Darren-Willow Run - I admire your enthusiasm and passion for the food you are about to launch and I hope that this is a success for you. Something you say - and how I wish more pet food producers would follow - is simply the statement viz "when we go to market we can offer this level of clear traceability to our customers". Excellent news indeed!
With no wish to burst any bubbles.... I wanted to gently mention that "E-Coli passes through dogs with no problem," is surely somewhat reliant on further factors, not least the strain of E. Coli and the health of the dog.
Hi I'm new to the forum, but not the site. I have two Tibetan Mastiffs both raw fed, they are both in great condition, healthy and happy, Vets opinion.
I feed a complete Raw diet already made, and treats of reduced price supermarket meat.
I decided raw 12 months before I got my first TM, I researched for and against. All I wanted was when I got my first puppy he would be everything I have written above.

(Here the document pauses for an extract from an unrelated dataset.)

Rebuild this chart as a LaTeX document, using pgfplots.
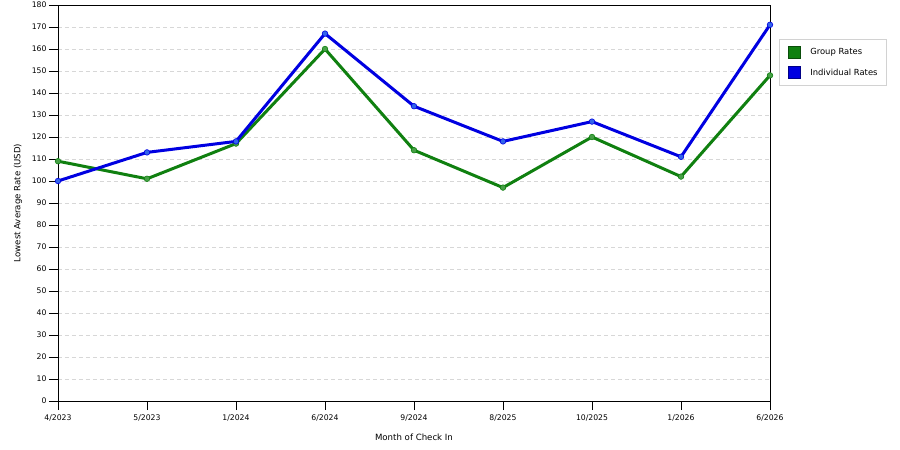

First of all hygiene is a must, you touch anything belong to your dog you immediately wash hands. Kissing not on or near mouth. Wash dogs dishes after every meal, use a good antibacterial spray for work tops or anything else you have touched.
I am infact immuno compromised, I have done this now 3 years and so far all is well.
My Grandchildren visit as do other family members, they have meals here, play with the dogs. They too have not had problems.
I'm not saying it couldn't happen, of course it could if you do not stick to strict hygiene. I would think everyone feeding a raw diet or preparing one's own meals with meat, would be thorough with handling and cleaning.
I say try it out, if it's not for you, then you revert back. At least you have tried for your dog.
Thank you again to everyone for their input. Really great useful information. A lot to think about.